Diversified mining giant BHP Billiton saw shares
rise on Wednesday after reporting a 'solid' second quarter, according to analysts.
The company said it expects to deliver a compound annual growth rate (CAGR) of 10% in copper equivalent terms over the next two years. The firm said that this was due to the release of latent capacity at a number of its highest margin businesses and strong growth across our broader portfolio.
Shares were up 0.84% at 2,098.5p by 10:35.
Aluminium write-down speculation increases
While iron ore production (its biggest business) and petroleum output came in strong in the first half, the company highlighted the pressures facing its aluminium and nickel business, leading many to speculate that it could potentially follow in the footsteps of Rio Tinto by writing down the value of some assets.
Alumina production grew 17% to a record 2.4m tonnes in the first half, while aluminium and nickel output fell 10% and 2.0%, respectively. BHP warned that a strong Australian dollar
and a weak pricing environment "continued to place pressure on the group's Australian alumina and nickel operations".
According to the Financial Times, the book value of BHP's aluminium assets is $8.6bn but analysts reckon they are worth around $5.4bn.
Last week, Rio's Chief Executive Officer stepped down after the company said it would recognise a non-cash impairment charge of around $14bn in its 2012 results, $10-11bn of which was due to a reduction in the value of its aluminium assets.
BHP's production report for the first six months of its fiscal year said that iron ore production and sales reached a record high for the 12th consecutive half year. Iron ore output rose to 81.96m tonnes in the half year to December 31st 2012, up 2% year-on-year "as the business continued to benefit from the company's decade long investment in supply chain capacity". The company reiterated its guidance of producing 183m tonnes of iron ore for the full year, up 5.0%.

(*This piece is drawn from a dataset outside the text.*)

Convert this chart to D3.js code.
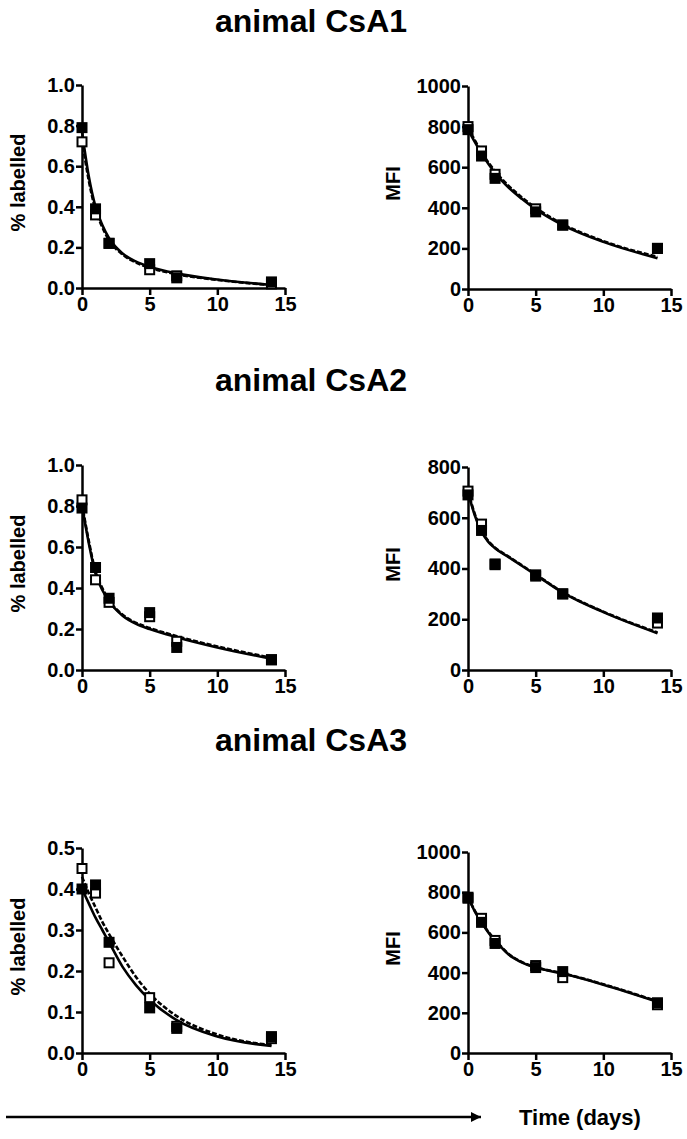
<!DOCTYPE html>
<html><head><meta charset="utf-8">
<script src="https://cdn.jsdelivr.net/npm/d3@7"></script>
<style>body{margin:0;background:#fff}svg{display:block}text{font-family:"Liberation Sans",Arial,sans-serif;font-weight:bold;fill:#000}</style>
</head><body>
<script>
// ---- data ----
const titles = ["animal CsA1", "animal CsA2", "animal CsA3"];
const days = [0, 1, 2, 5, 7, 14];
const xTicks = [0, 5, 10, 15];
const curveDays = [0, 0.5, 1, 1.5, 2, 3, 4, 5, 7, 10, 14];

// CsA1 % labelled
const a1PctFilled = [0.79, 0.39, 0.22, 0.12, 0.05, 0.03];
const a1PctOpen   = [0.72, 0.36, 0.22, 0.09, 0.06, 0.02];
const a1PctSolid  = [0.77, 0.55, 0.40, 0.31, 0.245, 0.17, 0.13, 0.105, 0.072, 0.042, 0.015];
const a1PctDashed = [0.73, 0.53, 0.385, 0.30, 0.235, 0.165, 0.125, 0.10, 0.068, 0.040, 0.014];
// CsA1 MFI
const a1MfiFilled = [785, 655, 545, 380, 315, 200];
const a1MfiOpen   = [800, 680, 565, 395, 315, 200];
const a1MfiSolid  = [785, 725, 668, 617, 572, 500, 443, 393, 315, 232, 152];
const a1MfiDashed = [795, 733, 675, 624, 580, 508, 450, 400, 320, 236, 158];
// CsA2 % labelled
const a2PctFilled = [0.79, 0.50, 0.35, 0.28, 0.11, 0.05];
const a2PctOpen   = [0.83, 0.44, 0.33, 0.26, 0.14, 0.05];
const a2PctSolid  = [0.80, 0.62, 0.47, 0.39, 0.335, 0.265, 0.225, 0.20, 0.16, 0.11, 0.055];
const a2PctDashed = [0.81, 0.63, 0.48, 0.40, 0.34, 0.27, 0.23, 0.205, 0.165, 0.115, 0.06];
// CsA2 MFI
const a2MfiFilled = [690, 550, 415, 370, 300, 205];
const a2MfiOpen   = [705, 575, 418, 375, 300, 185];
const a2MfiSolid  = [700, 610, 545, 505, 480, 445, 410, 375, 305, 228, 145];
const a2MfiDashed = [705, 615, 550, 508, 482, 447, 412, 377, 307, 230, 148];
// CsA3 % labelled
const a3PctFilled = [0.40, 0.41, 0.27, 0.11, 0.06, 0.04];
const a3PctOpen   = [0.45, 0.39, 0.22, 0.135, 0.065, 0.035];
const a3PctSolid  = [0.40, 0.365, 0.33, 0.30, 0.27, 0.21, 0.165, 0.13, 0.08, 0.04, 0.017];
const a3PctDashed = [0.43, 0.39, 0.355, 0.32, 0.29, 0.235, 0.185, 0.145, 0.09, 0.045, 0.019];
// CsA3 MFI
const a3MfiFilled = [770, 650, 545, 425, 405, 250];
const a3MfiOpen   = [775, 670, 560, 435, 375, 240];
const a3MfiSolid  = [775, 705, 650, 600, 560, 490, 450, 425, 395, 340, 255];
const a3MfiDashed = [778, 708, 653, 603, 563, 493, 452, 427, 397, 342, 257];

const pctTicks1 = [0.0, 0.2, 0.4, 0.6, 0.8, 1.0];
const pctTicks3 = [0.0, 0.1, 0.2, 0.3, 0.4, 0.5];
const mfiTicks1000 = [0, 200, 400, 600, 800, 1000];
const mfiTicks800 = [0, 200, 400, 600, 800];

const panels = [
  {left: 82, top: 85, bottom: 288, ymax: 1.0, yt: pctTicks1, fmt: d3.format(".1f"), label: "% labelled", lx: 25, filled: a1PctFilled, open: a1PctOpen, solid: a1PctSolid, dashed: a1PctDashed},
  {left: 468, top: 86, bottom: 289, ymax: 1000, yt: mfiTicks1000, fmt: d3.format("d"), label: "MFI", lx: 400, filled: a1MfiFilled, open: a1MfiOpen, solid: a1MfiSolid, dashed: a1MfiDashed},
  {left: 82, top: 465, bottom: 670, ymax: 1.0, yt: pctTicks1, fmt: d3.format(".1f"), label: "% labelled", lx: 25, filled: a2PctFilled, open: a2PctOpen, solid: a2PctSolid, dashed: a2PctDashed},
  {left: 468, top: 467, bottom: 670, ymax: 800, yt: mfiTicks800, fmt: d3.format("d"), label: "MFI", lx: 400, filled: a2MfiFilled, open: a2MfiOpen, solid: a2MfiSolid, dashed: a2MfiDashed},
  {left: 82, top: 848, bottom: 1053, ymax: 0.5, yt: pctTicks3, fmt: d3.format(".1f"), label: "% labelled", lx: 25, filled: a3PctFilled, open: a3PctOpen, solid: a3PctSolid, dashed: a3PctDashed},
  {left: 468, top: 852, bottom: 1053, ymax: 1000, yt: mfiTicks1000, fmt: d3.format("d"), label: "MFI", lx: 400, filled: a3MfiFilled, open: a3MfiOpen, solid: a3MfiSolid, dashed: a3MfiDashed}
];
const xWidth = 203;
const titleY = [32, 391, 751];

const svg = d3.select("body").append("svg").attr("width", 687).attr("height", 1139);

titles.forEach((t, i) => {
  svg.append("text").attr("x", 311).attr("y", titleY[i]).attr("text-anchor", "middle")
    .style("font-size", "32px").text(t);
});

panels.forEach(p => {
  const g = svg.append("g");
  const x = d3.scaleLinear().domain([0, 15]).range([p.left, p.left + xWidth]);
  const y = d3.scaleLinear().domain([0, p.ymax]).range([p.bottom, p.top]);

  const yAxis = g.append("g").attr("transform", `translate(${p.left},0)`)
    .call(d3.axisLeft(y).tickValues(p.yt).tickFormat(p.fmt).tickSize(6).tickPadding(1).tickSizeOuter(0));
  const xAxis = g.append("g").attr("transform", `translate(0,${p.bottom})`)
    .call(d3.axisBottom(x).tickValues(xTicks).tickSize(7).tickPadding(2).tickSizeOuter(0));
  [yAxis, xAxis].forEach(a => {
    a.select(".domain").attr("stroke", "#000").attr("stroke-width", 2.5);
    a.selectAll(".tick line").attr("stroke", "#000").attr("stroke-width", 2.5);
    a.selectAll(".tick text").style("font-size", "20px").style("font-family", '"Liberation Sans",Arial,sans-serif').attr("font-weight", "bold").attr("fill", "#000");
  });

  g.append("text").attr("transform", `translate(${p.lx},${(p.top + p.bottom) / 2 - 4}) rotate(-90)`)
    .attr("text-anchor", "middle").style("font-size", "20px").text(p.label);

  const line = d3.line().x((d, i) => x(curveDays[i])).y(d => y(d)).curve(d3.curveMonotoneX);
  g.append("path").datum(p.dashed).attr("d", line).attr("fill", "none").attr("stroke", "#000")
    .attr("stroke-width", 2.6).attr("stroke-dasharray", "5,2");
  g.append("path").datum(p.solid).attr("d", line).attr("fill", "none").attr("stroke", "#000")
    .attr("stroke-width", 2.6);

  const s = 9;
  g.selectAll(".open").data(p.open).enter().append("rect")
    .attr("x", (d, i) => x(days[i]) - s / 2).attr("y", d => y(d) - s / 2)
    .attr("width", s).attr("height", s).attr("fill", "#fff").attr("stroke", "#000").attr("stroke-width", 2);
  g.selectAll(".filled").data(p.filled).enter().append("rect")
    .attr("x", (d, i) => x(days[i]) - 5.5).attr("y", d => y(d) - 5.5)
    .attr("width", 11).attr("height", 11).attr("fill", "#000");
});

// bottom arrow and label
svg.append("defs").append("marker").attr("id", "ah").attr("viewBox", "0 0 10 10")
  .attr("refX", 10).attr("refY", 5).attr("markerWidth", 14).attr("markerHeight", 10)
  .attr("markerUnits", "userSpaceOnUse").attr("orient", "auto")
  .append("path").attr("d", "M0,0 L10,5 L0,10 Z").attr("fill", "#000");
svg.append("line").attr("x1", 6).attr("x2", 481).attr("y1", 1117).attr("y2", 1117)
  .attr("stroke", "#000").attr("stroke-width", 2.5).attr("marker-end", "url(#ah)");
svg.append("text").attr("x", 519).attr("y", 1125).style("font-size", "22px").text("Time (days)");
</script>
</body></html>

Full-year petroleum production guidance also remains unchanged at 240m barrels of oil equivalent, after the company produced 121m barrels of oil equivalent in the first half, up 11% year-on-year.
As for the base metals, copper (+14%), zinc (+1.0%) and uranium oxide concentrate (+8.0%) all registered growth in production year-on-year, while lead (-20%) and silver (-12%) slipped. Elsewhere, manganese ore (+11%) and energy coal (+7.0%) production increase, while metallurgical coal output was flat.
BHP's diamonds business, which it has agreed to sell to Harry Winston Diamond Mines for $500m, continued to struggle, with output down 35% on the year before. The company said that the disposal of this division is expected in the first half of 2013.
BHP remains the top pick, says Nomura
Analysts at Nomura labelled the second quarter as "solid" on Wednesday, highlighting that the business remains on track to meet targets.
They noted that iron ore and petroleum production came in ahead of forecasts, while copper and thermal coal lagged slightly. Nevertheless, the 10% CAGR for copper equivalent production is in line with Nomura's expectations, analysts said.
"BHP remains our top pick among the global diversified miners and we regard it as a cornerstone investment in the sector. The group's diversification across the wider commodity space (bulks, base metals, oil) is complemented by its high-quality, tier-one asset base that generates attractive cash flow through the cycle."